>> start Supplied information
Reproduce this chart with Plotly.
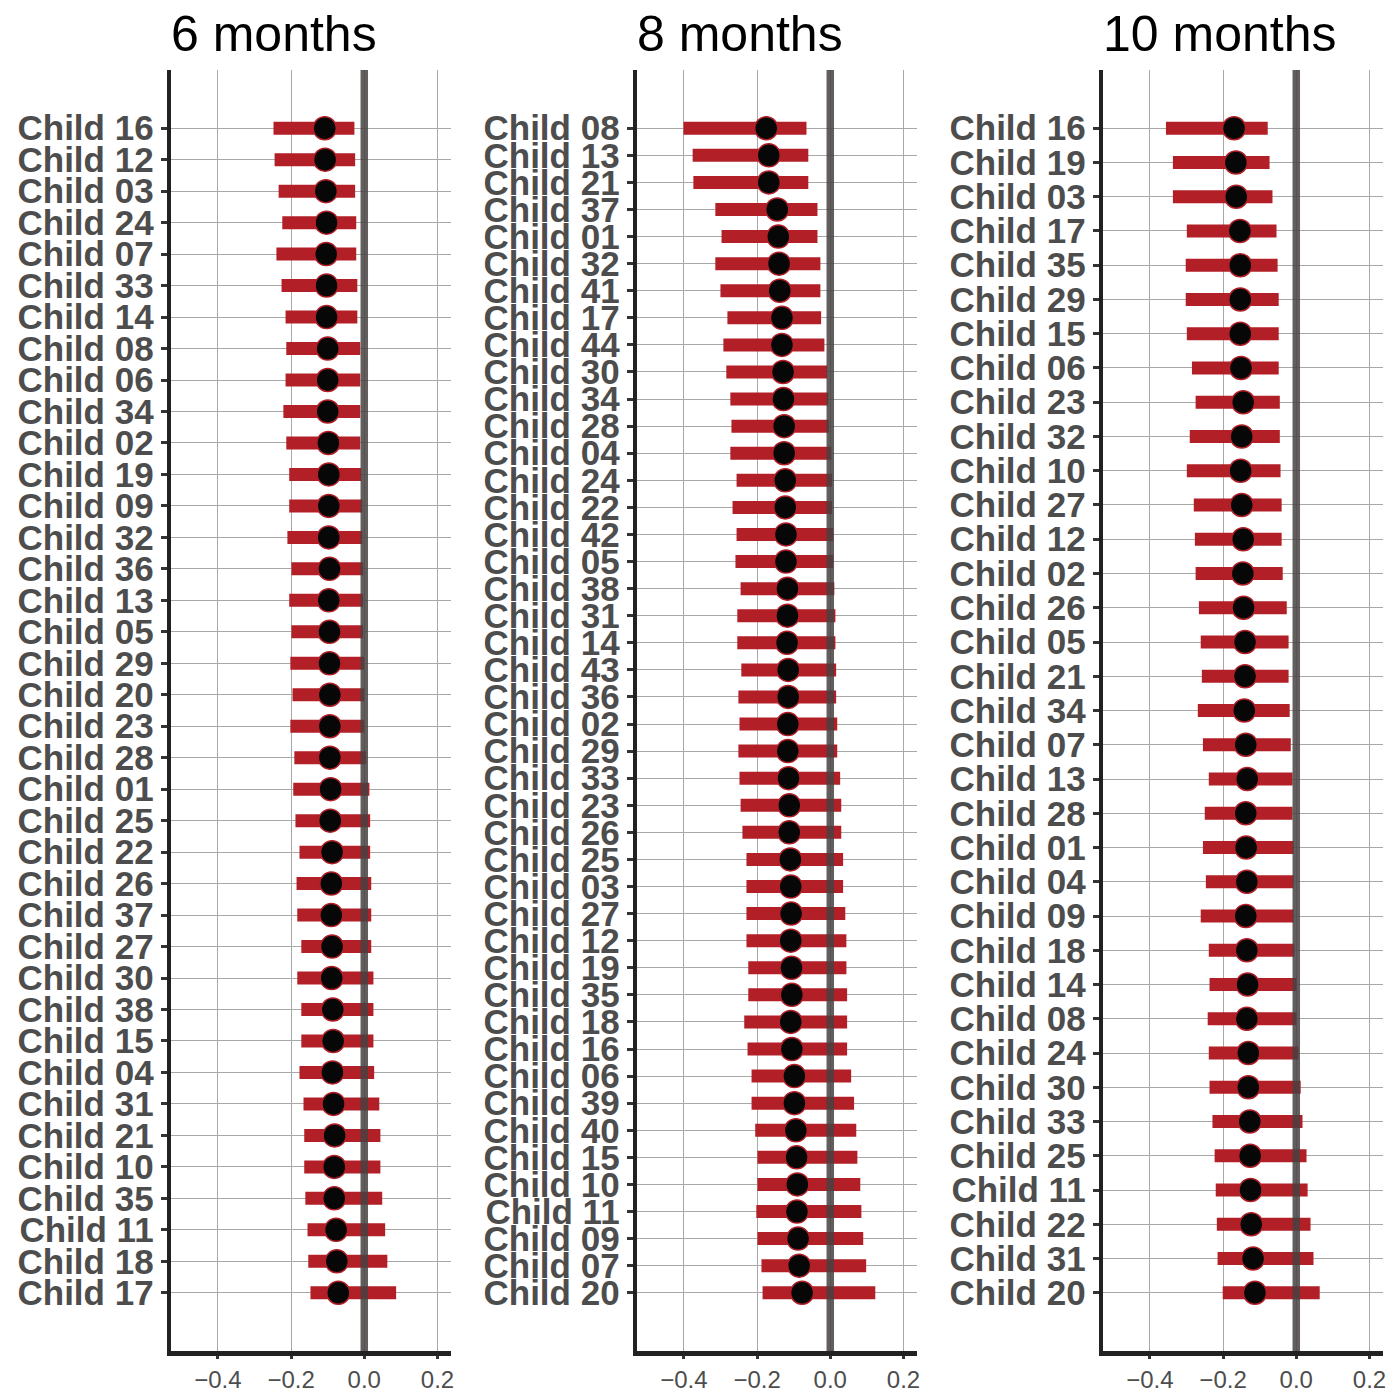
import plotly.graph_objects as go

# ---------------- data ----------------
titles = ["6 months", "8 months", "10 months"]

names6 = ["16","12","03","24","07","33","14","08","06","34",
          "02","19","09","32","36","13","05","29","20","23",
          "28","01","25","22","26","37","27","30","38","15",
          "04","31","21","10","35","11","18","17"]
est6 = [-0.108,-0.107,-0.105,-0.103,-0.104,-0.103,-0.103,-0.100,-0.100,-0.100,
        -0.098,-0.097,-0.097,-0.097,-0.095,-0.097,-0.095,-0.095,-0.094,-0.094,
        -0.094,-0.092,-0.093,-0.088,-0.090,-0.090,-0.088,-0.089,-0.086,-0.085,
        -0.087,-0.084,-0.081,-0.082,-0.082,-0.077,-0.075,-0.071]
lo6 = [-0.248,-0.245,-0.234,-0.224,-0.240,-0.226,-0.215,-0.213,-0.215,-0.221,
       -0.213,-0.205,-0.205,-0.210,-0.199,-0.205,-0.199,-0.202,-0.196,-0.202,
       -0.191,-0.194,-0.188,-0.177,-0.185,-0.183,-0.172,-0.183,-0.172,-0.172,
       -0.177,-0.166,-0.164,-0.164,-0.161,-0.155,-0.153,-0.147]
hi6 = [-0.027,-0.025,-0.025,-0.022,-0.022,-0.019,-0.019,-0.011,-0.011,-0.011,
       -0.011,-0.008,-0.005,-0.005,-0.003,-0.003,-0.003,0.000,0.000,0.000,
       0.005,0.014,0.016,0.016,0.019,0.019,0.019,0.025,0.025,0.025,
       0.027,0.041,0.044,0.044,0.049,0.057,0.063,0.087]

names8 = ["08","13","21","37","01","32","41","17","44","30",
          "34","28","04","24","22","42","05","38","31","14",
          "43","36","02","29","33","23","26","25","03","27",
          "12","19","35","18","16","06","39","40","15","10",
          "11","09","07","20"]
est8 = [-0.175,-0.168,-0.168,-0.145,-0.142,-0.140,-0.138,-0.132,-0.132,-0.129,
        -0.128,-0.126,-0.126,-0.123,-0.123,-0.121,-0.121,-0.117,-0.117,-0.118,
        -0.115,-0.115,-0.116,-0.116,-0.114,-0.112,-0.112,-0.109,-0.108,-0.107,
        -0.108,-0.106,-0.105,-0.108,-0.105,-0.098,-0.098,-0.094,-0.092,-0.090,
        -0.091,-0.088,-0.085,-0.077]
lo8 = [-0.401,-0.376,-0.374,-0.314,-0.297,-0.314,-0.300,-0.281,-0.292,-0.284,
       -0.273,-0.270,-0.273,-0.256,-0.267,-0.256,-0.259,-0.245,-0.254,-0.254,
       -0.243,-0.251,-0.248,-0.251,-0.248,-0.245,-0.240,-0.229,-0.229,-0.229,
       -0.229,-0.224,-0.224,-0.235,-0.226,-0.215,-0.215,-0.205,-0.199,-0.199,
       -0.202,-0.199,-0.188,-0.185]
hi8 = [-0.065,-0.060,-0.060,-0.035,-0.035,-0.027,-0.027,-0.025,-0.016,-0.008,
       -0.005,-0.003,0.003,0.005,0.005,0.008,0.008,0.011,0.014,0.014,
       0.016,0.016,0.019,0.019,0.027,0.030,0.030,0.035,0.035,0.041,
       0.044,0.044,0.046,0.046,0.046,0.057,0.065,0.071,0.074,0.082,
       0.085,0.090,0.098,0.123]

names10 = ["16","19","03","17","35","29","15","06","23","32",
           "10","27","12","02","26","05","21","34","07","13",
           "28","01","04","09","18","14","08","24","30","33",
           "25","11","22","31","20"]
est10 = [-0.170,-0.165,-0.164,-0.154,-0.153,-0.153,-0.153,-0.151,-0.145,-0.149,
         -0.152,-0.149,-0.145,-0.146,-0.144,-0.140,-0.140,-0.142,-0.138,-0.134,
         -0.138,-0.137,-0.135,-0.138,-0.135,-0.133,-0.135,-0.131,-0.131,-0.127,
         -0.126,-0.125,-0.123,-0.118,-0.113]
lo10 = [-0.356,-0.337,-0.337,-0.299,-0.302,-0.302,-0.299,-0.285,-0.275,-0.291,
        -0.299,-0.280,-0.277,-0.275,-0.266,-0.261,-0.258,-0.269,-0.255,-0.239,
        -0.250,-0.255,-0.247,-0.261,-0.239,-0.237,-0.242,-0.239,-0.237,-0.229,
        -0.223,-0.220,-0.217,-0.215,-0.201]
hi10 = [-0.078,-0.073,-0.065,-0.054,-0.051,-0.048,-0.048,-0.048,-0.045,-0.045,
        -0.043,-0.040,-0.040,-0.037,-0.026,-0.021,-0.021,-0.018,-0.015,-0.010,
        -0.010,-0.007,-0.007,-0.007,-0.005,0.001,0.001,0.006,0.012,0.017,
        0.028,0.031,0.039,0.047,0.064]

x_ticks = [-0.4, -0.2, 0.0, 0.2]

# ---------------- styling ----------------
FONT = "Liberation Sans, Arial, Helvetica, sans-serif"
RED = "#B21F26"
W, H = 1400, 1400
x_domains = [(171, 452), (638, 919), (1105, 1386)]
y_dom = [1 - 1351 / H, 1 - 70 / H]
x_range = [-0.529, 0.237]

panels = [
    (names6, est6, lo6, hi6),
    (names8, est8, lo8, hi8),
    (names10, est10, lo10, hi10),
]

fig = go.Figure()
layout = dict(
    width=W, height=H,
    margin=dict(l=0, r=0, t=0, b=0),
    paper_bgcolor="white", plot_bgcolor="white",
    showlegend=False,
    shapes=[], annotations=[],
    font=dict(family=FONT),
)

for i, (names, est, lo, hi) in enumerate(panels):
    k = "" if i == 0 else str(i + 1)
    labels = ["Child " + n for n in names]
    n = len(labels)
    pad = 0.05 * (n - 1)
    plus = [h - e for h, e in zip(hi, est)]
    minus = [e - l for e, l in zip(est, lo)]

    fig.add_trace(go.Scatter(
        x=est, y=labels, mode="markers",
        xaxis="x" + k, yaxis="y" + k,
        marker=dict(size=1, color="rgba(0,0,0,0)"),
        error_x=dict(type="data", symmetric=False, array=plus, arrayminus=minus,
                     thickness=13, width=0, color=RED),
        hoverinfo="skip",
    ))
    fig.add_trace(go.Scatter(
        x=est, y=labels, mode="markers",
        xaxis="x" + k, yaxis="y" + k,
        marker=dict(size=23, color="#070707", line=dict(color=RED, width=1.5)),
    ))

    d0, d1 = x_domains[i]
    layout["xaxis" + k] = dict(
        domain=[d0 / W, d1 / W], anchor="y" + k,
        range=x_range, tickvals=x_ticks,
        tickformat=".1f",
        showgrid=True, gridcolor="#A8A8A8", gridwidth=1,
        zeroline=False,
        showline=True, linecolor="#222222", linewidth=5,
        ticks="outside", ticklen=3, tickwidth=3, tickcolor="#333333",
        tickfont=dict(family=FONT, size=24, color="#4D4D4D"),
    )
    layout["yaxis" + k] = dict(
        domain=y_dom, anchor="x" + k,
        type="category", categoryorder="array",
        categoryarray=labels[::-1],
        tickmode="linear", tick0=0, dtick=1,
        range=[-pad, n - 1 + pad],
        showgrid=True, gridcolor="#A8A8A8", gridwidth=1,
        zeroline=False,
        showline=True, linecolor="#222222", linewidth=4,
        ticks="outside", ticklen=6, tickwidth=3, tickcolor="#333333",
        tickfont=dict(family=FONT, size=35, color="#4D4D4D", weight="bold"),
    )
    layout["shapes"].append(dict(
        type="line", xref="x" + k, yref="y" + k + " domain",
        x0=0, x1=0, y0=0, y1=1,
        line=dict(color="rgba(72,66,66,0.85)", width=7.5), layer="above",
    ))
    layout["annotations"].append(dict(
        text=titles[i], xref="paper", yref="paper",
        x=d0 / W - 2 / W, y=1 - 34 / H, xanchor="left", yanchor="middle",
        showarrow=False, font=dict(family=FONT, size=50, color="black"),
    ))

fig.update_layout(**layout)
fig.write_html(
    "out.html",
    config={"displayModeBar": False},
    post_script="document.body.style.margin='0px';document.body.style.overflow='hidden';",
)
>> end Supplied information
### The problem
Write out again exactly the lines from the start of the data above through the line containing "0.027,0.041,0.044,0.044,0.049,0.057,0.063,0.087]", inclusive, excluding any pictures.

### Answer to the task
Reproduce this chart with Plotly.
import plotly.graph_objects as go

# ---------------- data ----------------
titles = ["6 months", "8 months", "10 months"]

names6 = ["16","12","03","24","07","33","14","08","06","34",
          "02","19","09","32","36","13","05","29","20","23",
          "28","01","25","22","26","37","27","30","38","15",
          "04","31","21","10","35","11","18","17"]
est6 = [-0.108,-0.107,-0.105,-0.103,-0.104,-0.103,-0.103,-0.100,-0.100,-0.100,
        -0.098,-0.097,-0.097,-0.097,-0.095,-0.097,-0.095,-0.095,-0.094,-0.094,
        -0.094,-0.092,-0.093,-0.088,-0.090,-0.090,-0.088,-0.089,-0.086,-0.085,
        -0.087,-0.084,-0.081,-0.082,-0.082,-0.077,-0.075,-0.071]
lo6 = [-0.248,-0.245,-0.234,-0.224,-0.240,-0.226,-0.215,-0.213,-0.215,-0.221,
       -0.213,-0.205,-0.205,-0.210,-0.199,-0.205,-0.199,-0.202,-0.196,-0.202,
       -0.191,-0.194,-0.188,-0.177,-0.185,-0.183,-0.172,-0.183,-0.172,-0.172,
       -0.177,-0.166,-0.164,-0.164,-0.161,-0.155,-0.153,-0.147]
hi6 = [-0.027,-0.025,-0.025,-0.022,-0.022,-0.019,-0.019,-0.011,-0.011,-0.011,
       -0.011,-0.008,-0.005,-0.005,-0.003,-0.003,-0.003,0.000,0.000,0.000,
       0.005,0.014,0.016,0.016,0.019,0.019,0.019,0.025,0.025,0.025,
       0.027,0.041,0.044,0.044,0.049,0.057,0.063,0.087]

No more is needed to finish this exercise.